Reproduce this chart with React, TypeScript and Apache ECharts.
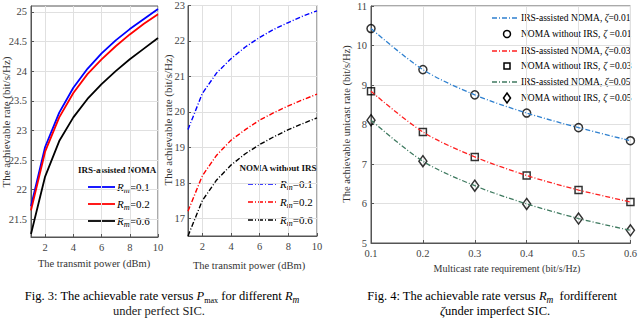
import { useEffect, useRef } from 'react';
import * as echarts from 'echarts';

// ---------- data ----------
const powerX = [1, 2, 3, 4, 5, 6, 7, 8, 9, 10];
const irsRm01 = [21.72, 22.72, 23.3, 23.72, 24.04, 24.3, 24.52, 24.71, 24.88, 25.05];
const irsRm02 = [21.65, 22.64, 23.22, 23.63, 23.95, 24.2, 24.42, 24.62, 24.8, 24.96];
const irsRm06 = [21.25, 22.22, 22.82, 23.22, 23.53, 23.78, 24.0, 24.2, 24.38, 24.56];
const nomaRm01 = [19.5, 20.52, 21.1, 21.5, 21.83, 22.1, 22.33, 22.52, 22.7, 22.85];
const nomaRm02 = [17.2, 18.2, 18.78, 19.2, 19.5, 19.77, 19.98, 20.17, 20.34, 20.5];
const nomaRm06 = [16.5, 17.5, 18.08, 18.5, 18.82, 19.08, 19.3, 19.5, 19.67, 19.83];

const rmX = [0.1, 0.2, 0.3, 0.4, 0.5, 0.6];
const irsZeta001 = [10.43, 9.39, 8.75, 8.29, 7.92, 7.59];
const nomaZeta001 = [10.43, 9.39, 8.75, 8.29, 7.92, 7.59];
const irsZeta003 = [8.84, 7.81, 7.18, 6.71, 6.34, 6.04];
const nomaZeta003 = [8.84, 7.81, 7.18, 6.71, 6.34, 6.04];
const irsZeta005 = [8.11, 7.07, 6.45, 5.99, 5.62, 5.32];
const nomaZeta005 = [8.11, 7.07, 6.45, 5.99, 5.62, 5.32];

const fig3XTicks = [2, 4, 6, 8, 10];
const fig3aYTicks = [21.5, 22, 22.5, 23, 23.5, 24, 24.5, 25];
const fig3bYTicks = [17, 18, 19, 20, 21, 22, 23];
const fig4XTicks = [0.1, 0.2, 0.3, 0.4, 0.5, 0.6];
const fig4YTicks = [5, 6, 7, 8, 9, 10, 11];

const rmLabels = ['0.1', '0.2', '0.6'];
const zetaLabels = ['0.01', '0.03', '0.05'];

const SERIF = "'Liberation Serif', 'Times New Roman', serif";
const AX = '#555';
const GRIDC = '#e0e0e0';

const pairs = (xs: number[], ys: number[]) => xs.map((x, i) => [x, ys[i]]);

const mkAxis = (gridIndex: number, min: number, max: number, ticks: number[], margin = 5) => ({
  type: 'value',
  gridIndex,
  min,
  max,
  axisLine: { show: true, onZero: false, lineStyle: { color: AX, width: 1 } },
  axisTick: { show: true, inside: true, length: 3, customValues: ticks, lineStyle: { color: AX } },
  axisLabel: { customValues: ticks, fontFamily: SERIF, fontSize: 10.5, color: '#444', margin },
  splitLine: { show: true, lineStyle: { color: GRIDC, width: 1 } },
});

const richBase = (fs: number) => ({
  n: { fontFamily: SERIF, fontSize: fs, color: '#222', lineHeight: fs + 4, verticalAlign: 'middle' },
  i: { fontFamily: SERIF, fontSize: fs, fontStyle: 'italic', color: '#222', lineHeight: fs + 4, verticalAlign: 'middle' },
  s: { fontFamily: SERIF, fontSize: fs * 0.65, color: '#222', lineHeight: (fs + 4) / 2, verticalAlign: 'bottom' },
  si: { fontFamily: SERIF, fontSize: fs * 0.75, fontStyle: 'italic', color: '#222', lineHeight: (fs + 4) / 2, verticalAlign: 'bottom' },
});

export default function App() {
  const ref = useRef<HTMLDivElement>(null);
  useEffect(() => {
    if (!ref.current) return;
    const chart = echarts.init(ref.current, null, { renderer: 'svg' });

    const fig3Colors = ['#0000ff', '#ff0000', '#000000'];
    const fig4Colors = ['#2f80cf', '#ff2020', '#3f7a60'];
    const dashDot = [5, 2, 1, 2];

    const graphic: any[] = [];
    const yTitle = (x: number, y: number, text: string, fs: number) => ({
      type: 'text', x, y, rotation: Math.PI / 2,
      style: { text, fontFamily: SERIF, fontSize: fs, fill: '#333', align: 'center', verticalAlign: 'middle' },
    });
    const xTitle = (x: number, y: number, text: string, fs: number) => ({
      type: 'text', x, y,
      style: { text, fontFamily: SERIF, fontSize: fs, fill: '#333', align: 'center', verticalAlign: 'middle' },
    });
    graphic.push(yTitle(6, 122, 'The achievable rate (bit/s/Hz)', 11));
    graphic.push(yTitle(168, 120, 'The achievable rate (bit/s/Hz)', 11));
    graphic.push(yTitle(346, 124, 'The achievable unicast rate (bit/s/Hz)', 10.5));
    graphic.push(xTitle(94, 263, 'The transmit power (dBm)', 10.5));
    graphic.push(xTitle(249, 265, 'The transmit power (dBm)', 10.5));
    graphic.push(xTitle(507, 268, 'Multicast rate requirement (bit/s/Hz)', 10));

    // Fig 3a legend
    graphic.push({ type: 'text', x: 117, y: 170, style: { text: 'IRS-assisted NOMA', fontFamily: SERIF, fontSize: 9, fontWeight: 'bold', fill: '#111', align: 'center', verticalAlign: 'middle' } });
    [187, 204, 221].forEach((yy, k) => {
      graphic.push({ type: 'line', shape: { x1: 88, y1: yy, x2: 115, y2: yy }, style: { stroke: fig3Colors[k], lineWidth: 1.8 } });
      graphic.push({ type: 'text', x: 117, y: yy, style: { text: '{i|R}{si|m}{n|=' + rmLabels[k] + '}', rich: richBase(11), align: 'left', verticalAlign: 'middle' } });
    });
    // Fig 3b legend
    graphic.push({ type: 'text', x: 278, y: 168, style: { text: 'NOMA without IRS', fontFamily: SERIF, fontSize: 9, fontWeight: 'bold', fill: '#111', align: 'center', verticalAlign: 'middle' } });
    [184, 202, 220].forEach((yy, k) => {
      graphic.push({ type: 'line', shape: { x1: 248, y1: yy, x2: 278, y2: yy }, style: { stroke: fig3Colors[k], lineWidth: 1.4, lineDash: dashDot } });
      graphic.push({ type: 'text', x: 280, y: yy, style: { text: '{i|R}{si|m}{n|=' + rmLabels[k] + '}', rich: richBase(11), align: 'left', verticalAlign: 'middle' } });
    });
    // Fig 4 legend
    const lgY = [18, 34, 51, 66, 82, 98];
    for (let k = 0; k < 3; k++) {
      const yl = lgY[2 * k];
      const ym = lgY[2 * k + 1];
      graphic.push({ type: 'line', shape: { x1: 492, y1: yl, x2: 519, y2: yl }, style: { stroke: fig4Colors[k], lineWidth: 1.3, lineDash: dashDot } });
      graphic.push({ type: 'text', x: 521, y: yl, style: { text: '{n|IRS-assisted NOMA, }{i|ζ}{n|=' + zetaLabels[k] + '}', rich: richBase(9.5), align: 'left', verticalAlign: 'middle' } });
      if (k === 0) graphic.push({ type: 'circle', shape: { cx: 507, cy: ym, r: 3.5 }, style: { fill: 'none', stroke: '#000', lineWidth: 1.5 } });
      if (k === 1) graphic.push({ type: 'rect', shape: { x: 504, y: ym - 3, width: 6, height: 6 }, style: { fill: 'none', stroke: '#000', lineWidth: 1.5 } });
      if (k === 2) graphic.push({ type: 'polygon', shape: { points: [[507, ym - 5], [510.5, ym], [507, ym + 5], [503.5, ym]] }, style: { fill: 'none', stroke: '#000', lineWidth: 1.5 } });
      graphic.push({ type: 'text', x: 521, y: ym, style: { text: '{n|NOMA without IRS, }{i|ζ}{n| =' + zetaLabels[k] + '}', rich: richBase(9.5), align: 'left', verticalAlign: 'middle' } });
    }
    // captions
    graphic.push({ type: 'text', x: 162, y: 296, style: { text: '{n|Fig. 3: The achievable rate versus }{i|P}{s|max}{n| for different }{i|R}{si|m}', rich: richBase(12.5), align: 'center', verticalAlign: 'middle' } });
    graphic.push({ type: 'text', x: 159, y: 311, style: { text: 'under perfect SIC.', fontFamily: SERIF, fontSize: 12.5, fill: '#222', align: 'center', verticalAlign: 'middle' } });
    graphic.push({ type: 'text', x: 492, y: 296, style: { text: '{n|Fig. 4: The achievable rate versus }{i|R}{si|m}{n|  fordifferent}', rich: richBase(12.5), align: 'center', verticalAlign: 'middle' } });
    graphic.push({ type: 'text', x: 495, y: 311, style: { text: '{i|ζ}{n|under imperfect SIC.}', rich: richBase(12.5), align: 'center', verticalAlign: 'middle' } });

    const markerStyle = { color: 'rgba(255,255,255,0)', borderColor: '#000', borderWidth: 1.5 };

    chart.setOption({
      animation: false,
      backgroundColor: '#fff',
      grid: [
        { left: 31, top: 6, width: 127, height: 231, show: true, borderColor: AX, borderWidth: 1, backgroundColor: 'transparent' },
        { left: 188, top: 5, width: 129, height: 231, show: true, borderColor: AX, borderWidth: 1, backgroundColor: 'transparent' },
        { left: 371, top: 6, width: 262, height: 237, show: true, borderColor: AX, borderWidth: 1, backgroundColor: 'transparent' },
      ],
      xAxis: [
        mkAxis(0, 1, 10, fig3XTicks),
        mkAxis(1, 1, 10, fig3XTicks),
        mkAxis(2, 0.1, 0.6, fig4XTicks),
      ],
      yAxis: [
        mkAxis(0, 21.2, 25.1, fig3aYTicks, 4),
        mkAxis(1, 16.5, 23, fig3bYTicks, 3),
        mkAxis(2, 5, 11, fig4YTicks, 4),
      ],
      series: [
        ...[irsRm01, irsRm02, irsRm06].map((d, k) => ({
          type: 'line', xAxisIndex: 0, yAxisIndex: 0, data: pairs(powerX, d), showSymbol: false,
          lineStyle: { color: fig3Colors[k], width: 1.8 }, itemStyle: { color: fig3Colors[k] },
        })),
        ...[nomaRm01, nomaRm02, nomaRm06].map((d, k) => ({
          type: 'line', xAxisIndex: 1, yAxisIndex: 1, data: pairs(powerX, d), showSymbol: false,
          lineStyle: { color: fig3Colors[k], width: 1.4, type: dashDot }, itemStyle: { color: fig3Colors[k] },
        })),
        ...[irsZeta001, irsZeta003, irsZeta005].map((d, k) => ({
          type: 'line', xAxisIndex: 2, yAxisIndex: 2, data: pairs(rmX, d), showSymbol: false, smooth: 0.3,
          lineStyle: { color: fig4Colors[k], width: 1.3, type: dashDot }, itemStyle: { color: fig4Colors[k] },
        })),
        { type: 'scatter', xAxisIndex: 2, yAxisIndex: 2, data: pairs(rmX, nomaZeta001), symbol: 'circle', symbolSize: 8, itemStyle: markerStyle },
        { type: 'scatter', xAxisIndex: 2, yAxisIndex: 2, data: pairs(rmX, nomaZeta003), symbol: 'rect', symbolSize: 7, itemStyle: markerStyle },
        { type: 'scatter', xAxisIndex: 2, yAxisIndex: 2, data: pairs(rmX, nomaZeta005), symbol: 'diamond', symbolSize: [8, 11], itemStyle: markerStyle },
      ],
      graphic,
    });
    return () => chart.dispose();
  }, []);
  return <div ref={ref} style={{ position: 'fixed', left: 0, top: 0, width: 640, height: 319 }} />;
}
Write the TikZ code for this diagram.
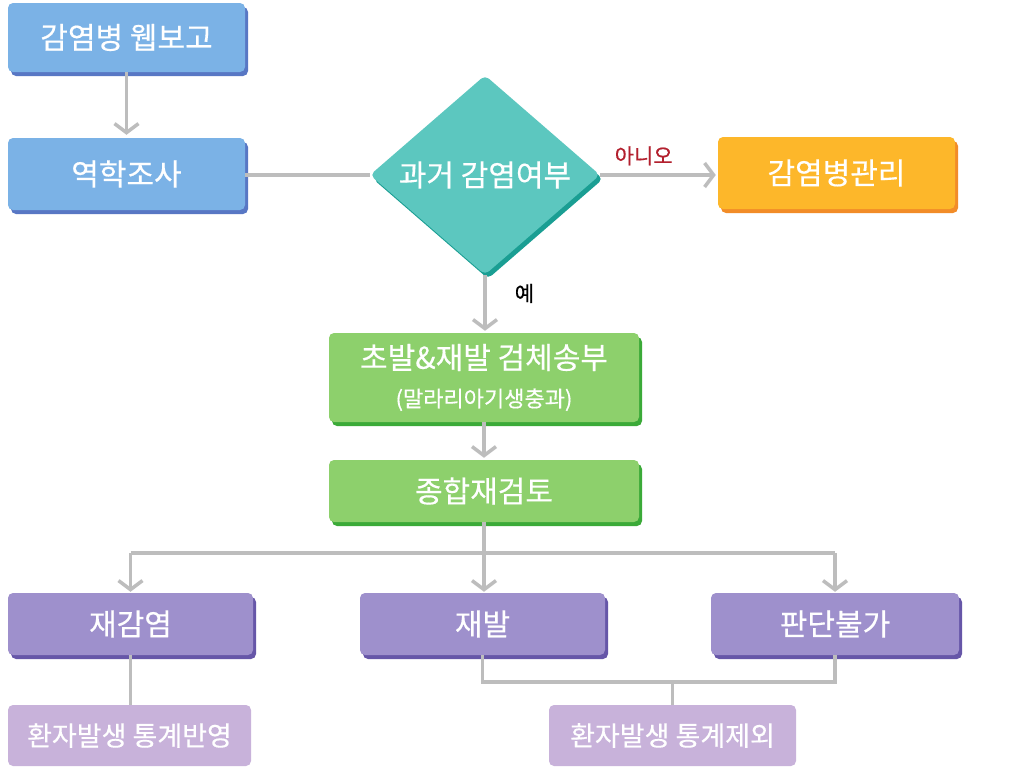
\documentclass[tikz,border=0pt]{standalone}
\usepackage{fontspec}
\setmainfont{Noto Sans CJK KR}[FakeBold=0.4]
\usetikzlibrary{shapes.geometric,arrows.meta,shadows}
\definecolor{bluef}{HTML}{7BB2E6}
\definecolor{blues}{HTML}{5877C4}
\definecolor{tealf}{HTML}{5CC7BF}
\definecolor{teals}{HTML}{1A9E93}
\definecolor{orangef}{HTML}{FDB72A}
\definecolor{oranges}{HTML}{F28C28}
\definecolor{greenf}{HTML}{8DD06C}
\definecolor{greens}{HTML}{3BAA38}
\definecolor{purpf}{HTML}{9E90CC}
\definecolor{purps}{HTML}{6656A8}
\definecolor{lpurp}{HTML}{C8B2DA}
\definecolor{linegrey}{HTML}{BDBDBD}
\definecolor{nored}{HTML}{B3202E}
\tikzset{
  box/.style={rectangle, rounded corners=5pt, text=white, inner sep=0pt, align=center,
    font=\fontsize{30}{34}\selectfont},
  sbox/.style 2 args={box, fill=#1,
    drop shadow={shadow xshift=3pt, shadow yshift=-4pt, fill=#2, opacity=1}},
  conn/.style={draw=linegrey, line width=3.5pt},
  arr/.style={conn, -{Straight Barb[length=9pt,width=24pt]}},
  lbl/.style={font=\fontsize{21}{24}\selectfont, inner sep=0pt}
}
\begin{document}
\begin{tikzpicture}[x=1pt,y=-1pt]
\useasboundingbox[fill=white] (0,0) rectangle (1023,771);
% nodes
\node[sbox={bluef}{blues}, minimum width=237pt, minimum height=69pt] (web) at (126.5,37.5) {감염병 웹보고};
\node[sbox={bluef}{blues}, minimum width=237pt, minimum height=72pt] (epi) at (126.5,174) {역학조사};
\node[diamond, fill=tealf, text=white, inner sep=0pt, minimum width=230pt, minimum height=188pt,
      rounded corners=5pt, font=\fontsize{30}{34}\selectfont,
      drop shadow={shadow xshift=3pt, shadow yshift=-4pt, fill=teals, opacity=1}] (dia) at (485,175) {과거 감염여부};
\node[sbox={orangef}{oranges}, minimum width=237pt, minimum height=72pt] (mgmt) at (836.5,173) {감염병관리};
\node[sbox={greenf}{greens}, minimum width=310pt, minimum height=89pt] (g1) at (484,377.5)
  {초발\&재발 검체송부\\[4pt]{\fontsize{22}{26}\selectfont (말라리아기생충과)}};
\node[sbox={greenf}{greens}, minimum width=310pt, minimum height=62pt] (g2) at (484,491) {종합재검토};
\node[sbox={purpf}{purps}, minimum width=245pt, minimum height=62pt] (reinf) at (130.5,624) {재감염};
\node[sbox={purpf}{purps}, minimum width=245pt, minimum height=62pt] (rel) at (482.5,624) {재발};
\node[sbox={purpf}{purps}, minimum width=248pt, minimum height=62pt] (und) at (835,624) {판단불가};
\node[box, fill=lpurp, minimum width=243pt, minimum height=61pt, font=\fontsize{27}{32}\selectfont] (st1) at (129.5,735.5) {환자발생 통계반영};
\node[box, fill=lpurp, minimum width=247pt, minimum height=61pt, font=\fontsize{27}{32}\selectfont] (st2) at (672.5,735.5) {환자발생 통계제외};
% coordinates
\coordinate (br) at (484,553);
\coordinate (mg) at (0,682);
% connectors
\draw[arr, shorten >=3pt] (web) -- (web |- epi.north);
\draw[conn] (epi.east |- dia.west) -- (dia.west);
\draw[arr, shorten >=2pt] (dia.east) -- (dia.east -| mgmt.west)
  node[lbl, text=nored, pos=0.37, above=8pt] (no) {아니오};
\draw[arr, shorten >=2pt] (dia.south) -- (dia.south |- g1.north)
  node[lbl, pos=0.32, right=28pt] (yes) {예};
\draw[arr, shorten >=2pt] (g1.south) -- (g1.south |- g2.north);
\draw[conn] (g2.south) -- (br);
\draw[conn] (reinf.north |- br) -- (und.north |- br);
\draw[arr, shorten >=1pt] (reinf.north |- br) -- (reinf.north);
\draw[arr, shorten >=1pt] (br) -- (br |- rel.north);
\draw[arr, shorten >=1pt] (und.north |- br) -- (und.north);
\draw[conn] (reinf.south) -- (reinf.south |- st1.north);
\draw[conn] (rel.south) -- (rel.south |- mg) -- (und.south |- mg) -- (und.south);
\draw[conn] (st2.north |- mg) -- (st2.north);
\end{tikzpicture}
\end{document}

### EXERCISE OBJECTIVE:
Without the pictures, copy the entries from their first line through the line containing "19.5, 19.67, 19.83];", and only those lines.

### COMPLETE RESPONSE:
Reproduce this chart with React, TypeScript and Apache ECharts.
import { useEffect, useRef } from 'react';
import * as echarts from 'echarts';

// ---------- data ----------
const powerX = [1, 2, 3, 4, 5, 6, 7, 8, 9, 10];
const irsRm01 = [21.72, 22.72, 23.3, 23.72, 24.04, 24.3, 24.52, 24.71, 24.88, 25.05];
const irsRm02 = [21.65, 22.64, 23.22, 23.63, 23.95, 24.2, 24.42, 24.62, 24.8, 24.96];
const irsRm06 = [21.25, 22.22, 22.82, 23.22, 23.53, 23.78, 24.0, 24.2, 24.38, 24.56];
const nomaRm01 = [19.5, 20.52, 21.1, 21.5, 21.83, 22.1, 22.33, 22.52, 22.7, 22.85];
const nomaRm02 = [17.2, 18.2, 18.78, 19.2, 19.5, 19.77, 19.98, 20.17, 20.34, 20.5];
const nomaRm06 = [16.5, 17.5, 18.08, 18.5, 18.82, 19.08, 19.3, 19.5, 19.67, 19.83];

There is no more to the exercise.